Istat data, analyzed by WineNews. The negative trend on 2022 becomes less pronounced
Italian wine hopes for year-end toasts to return to export growth

From the markets of the world come faint signs of recovery for Italian wine exports: according to data on the first 8 months of 2023, updated today by Istat, values remain negative on 2022, but only by -0.7% (on -1.2% in the 7 months), 5 billion euros, while in volume there is even a return to positive, albeit by a modest +0.8%, compared to the -1.2% of the figure updated in July, for 14 million hectoliters. All this in a complex situation, then, where the macroeconomic framework and international tensions continue to weigh heavily (despite which Russia continues to grow in double digits, ed.), with the best results coming from the markets of neighboring Europe, while they continue to mark “deep red” both North America, where the U.S., in particular, is still disposing of the considerable stocks accumulated in 2022, but where Canada is also doing badly, more or less due to the same dynamics, and Asia.

Looking at individual markets, and starting with the closest ones, Germany is growing well, at +4.5%, for 763.5 million euros, as is the United Kingdom, at +3.9%, for 522.1 million euros. And while Switzerland, at +2.1% for 266.3 million euros, is keeping pace, so is France, which is +20%, for 212.7 million euros.
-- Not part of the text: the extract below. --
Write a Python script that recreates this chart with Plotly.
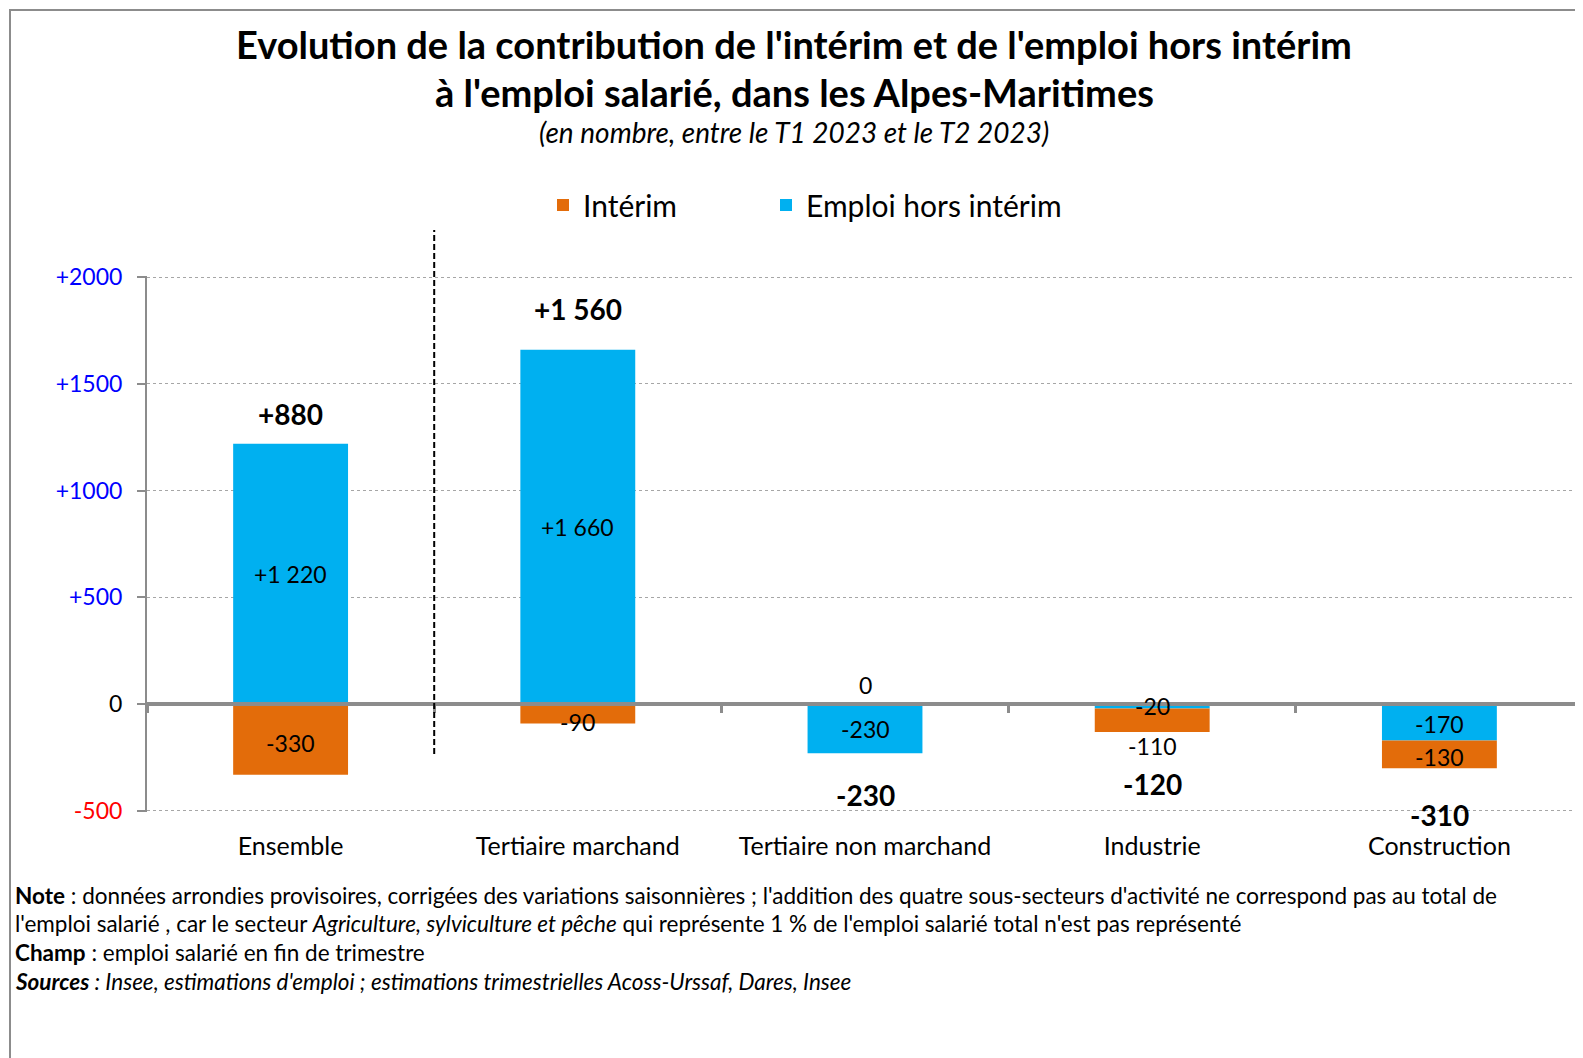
import plotly.graph_objects as go

categories = ["Ensemble", "Tertiaire marchand", "Tertiaire non marchand", "Industrie", "Construction"]
emploi_hors_interim = [1220, 1660, -230, -20, -170]
interim = [-330, -90, 0, -110, -130]
totaux = [880, 1560, -230, -120, -310]
emploi_labels = ["+1 220", "+1 660", "-230", "-20", "-170"]
interim_labels = ["-330", "-90", "0", "-110", "-130"]
total_labels = ["+880", "+1 560", "-230", "-120", "-310"]
y_tickvals = [-500, 0, 500, 1000, 1500, 2000]
y_ticktext = ["-500", "0", "+500", "+1000", "+1500", "+2000"]
y_tickcolors = ["#FF0000", "#000000", "#0000FF", "#0000FF", "#0000FF", "#0000FF"]

# styling offsets (pixels) for labels
emploi_yshift = [0, 0, 0, 0, -2]
interim_yshift = [-4, -8, 19, -26, -3]
total_yshift = [30, 41, -42, -52, -47]

FONT = "Lato"
OFF = 8  # page body margin
W, H = 1583 - OFF, 1058 - OFF
L, T = 147 - OFF, 276 - OFF
B = H - (812 - OFF)
R = 0
PW, PH = W - L - R, H - T - B
ORANGE = "#E36C0A"
BLUE = "#00B0F0"
GRAY = "#8C8C8C"
YMIN, YMAX = -505, 2005


def px(x):
    return (x - OFF - L) / PW


def py(y):
    return (H - B - (y - OFF)) / PH


fig = go.Figure()
fig.add_trace(go.Bar(name="Emploi hors intérim", x=categories, y=emploi_hors_interim,
                     marker=dict(color=BLUE, line=dict(width=0)), legend="legend2"))
fig.add_trace(go.Bar(name="Intérim", x=categories, y=interim,
                     marker=dict(color=ORANGE, line=dict(width=0)), legend="legend"))
# invisible trace on the zero-line axis
fig.add_trace(go.Scatter(x=categories, y=totaux, xaxis="x2", mode="markers",
                         marker=dict(opacity=0), showlegend=False, hoverinfo="skip"))

annotations = []
for i, c in enumerate(categories):
    e, it = emploi_hors_interim[i], interim[i]
    pos_base = 0
    neg_base = 0
    if e >= 0:
        ec = e / 2
        pos_base = e
    else:
        ec = e / 2
        neg_base = e
    if it >= 0:
        ic = pos_base + it / 2
        pos_top = pos_base + it
        neg_bot = neg_base
    else:
        ic = neg_base + it / 2
        pos_top = pos_base
        neg_bot = neg_base + it
    annotations.append(dict(x=c, y=ec, xref="x", yref="y", text=emploi_labels[i], showarrow=False,
                            yshift=emploi_yshift[i], font=dict(family=FONT, size=23, color="black")))
    annotations.append(dict(x=c, y=ic, xref="x", yref="y", text=interim_labels[i], showarrow=False,
                            yshift=interim_yshift[i], font=dict(family=FONT, size=23, color="black")))
    ty = pos_top if totaux[i] > 0 else neg_bot
    annotations.append(dict(x=c, y=ty, xref="x", yref="y", text="<b>" + total_labels[i] + "</b>",
                            showarrow=False, yshift=total_yshift[i],
                            font=dict(family=FONT, size=28, color="black")))

annotations += [
    dict(x=px(794), y=py(43.5), xref="paper", yref="paper", showarrow=False,
         xanchor="center", yanchor="middle",
         text="<b>Evolution de la contribution de l'intérim et de l'emploi hors intérim</b>",
         font=dict(family=FONT, size=38, color="black")),
    dict(x=px(794), y=py(92), xref="paper", yref="paper", showarrow=False,
         xanchor="center", yanchor="middle",
         text="<b>à l'emploi salarié, dans les Alpes-Maritimes</b>",
         font=dict(family=FONT, size=38, color="black")),
    dict(x=px(794), y=py(132.5), xref="paper", yref="paper", showarrow=False,
         xanchor="center", yanchor="middle",
         text="<i>(en nombre, entre le T1 2023 et le T2 2023)</i>",
         font=dict(family=FONT, size=28, color="black")),
]

notes = [
    "<b>Note</b> : données arrondies provisoires, corrigées des variations saisonnières ; l'addition des quatre sous-secteurs d'activité ne correspond pas au total de",
    "l'emploi salarié , car le secteur <i>Agriculture, sylviculture et pêche</i> qui représente 1 % de l'emploi salarié total n'est pas représenté",
    "<b>Champ</b> : emploi salarié en fin de trimestre",
    "<b><i>Sources</i></b><i> : Insee, estimations d'emploi ; estimations trimestrielles Acoss-Urssaf, Dares, Insee</i>",
]
note_y = [895, 923.5, 952.5, 981]
for t, yy in zip(notes, note_y):
    annotations.append(dict(x=px(13), y=py(yy), xref="paper", yref="paper", xanchor="left",
                            yanchor="middle", showarrow=False, align="left", text=t,
                            font=dict(family=FONT, size=22.5, color="black")))

shapes = [
    dict(type="rect", xref="paper", yref="paper", x0=px(10), x1=px(1640), y0=py(1100), y1=py(10),
         line=dict(color=GRAY, width=2), fillcolor="rgba(0,0,0,0)", layer="below"),
    dict(type="line", xref="x", yref="paper", x0=0.5, x1=0.5, y0=py(754), y1=py(230),
         line=dict(color="black", width=2, dash="6px,3px")),
]

legend_style = dict(orientation="h", yanchor="middle", xanchor="left", itemwidth=30,
                    font=dict(family=FONT, size=30, color="black"), bgcolor="rgba(0,0,0,0)")

fig.update_layout(
    width=W, height=H,
    margin=dict(l=L, r=R, t=T, b=B, autoexpand=False),
    paper_bgcolor="white", plot_bgcolor="white",
    barmode="relative", bargap=0.6,
    font=dict(family=FONT, color="black"),
    showlegend=True,
    legend=dict(x=px(543), y=py(205), **legend_style),
    legend2=dict(x=px(766), y=py(205), **legend_style),
    xaxis=dict(type="category", categoryarray=categories, showline=False, ticks="",
               showgrid=False, zeroline=False, tickfont=dict(family=FONT, size=25, color="black"),
               ticklabelstandoff=17, range=[-0.5, 4.5]),
    xaxis2=dict(type="category", categoryarray=categories, overlaying="x", anchor="free",
                position=(0 - YMIN) / (YMAX - YMIN), side="bottom", showline=True, linecolor=GRAY,
                linewidth=4, ticks="outside", tickson="boundaries", ticklen=7, tickwidth=3,
                tickcolor=GRAY, showticklabels=False, showgrid=False, zeroline=False,
                range=[-0.5, 4.5]),
    yaxis=dict(range=[YMIN, YMAX], tickvals=y_tickvals,
               ticktext=[f'<span style="color:{c}">{t}</span>' for t, c in zip(y_ticktext, y_tickcolors)],
               showline=True, linecolor=GRAY, linewidth=2, ticks="outside", ticklen=8,
               tickcolor=GRAY, tickwidth=2, showgrid=True, gridcolor="#A6A6A6", griddash="dot",
               gridwidth=1, zeroline=False, tickfont=dict(family=FONT, size=23),
               ticklabelstandoff=10),
    annotations=annotations,
    shapes=shapes,
)

fig.write_html("out.html")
Down, on the other hand, is the Netherlands, at -4.2%, for 147.4 million euros, while neighboring Belgium is growing, at 151.5 million euros, at +3.9%. Austria, on the other hand, loses something, standing at 84.7 million euros, down 4.8%. Looking at Scandinavia and its environs, on the other hand, Denmark grows, at 103.8 million euros, at +11%, as does Norway, at 72.8 million euros, at +8.9%, while it loses something to Sweden, at 132.6 million euros (-1.4%). Continuing to impress, however, is Russia, which, despite the ongoing war with Ukraine, is even +27.8%, at 90.6 million euros. The sorest notes continue to come from countries outside Europe. The U.S., which still remains the No. 1 market for Italian wine, maintains its downward trend at around -8.1%, for $1.1 billion, and does even worse Canada, which stops at 245.7 million euros, at -17.9%. China, an increasingly “small market” in value, continues to lose, at 63.8 million euros, at -7.9%; South Korea collapses, at -35%, to 34.2 million euros; and Japan also loses, which, with its 126.2 million euros, confirms itself as the reference point for Italian wine in Asia, but still marks -8.1%. Slightly up, on the other hand, is Hong Kong, at +2.6%, but for very small values of 17.6 million euros.

The overall picture, therefore, remains substantially negative, but there are some small signs of redemption. And who knows, perhaps, with an unhoped-for tailspin in the last four months of 2023, which, thanks to the Christmas holidays, are historically worth more than a third of the overall export budget, Italy’s wine industry may not eventually greet another year of growth, after a decidedly uphill start.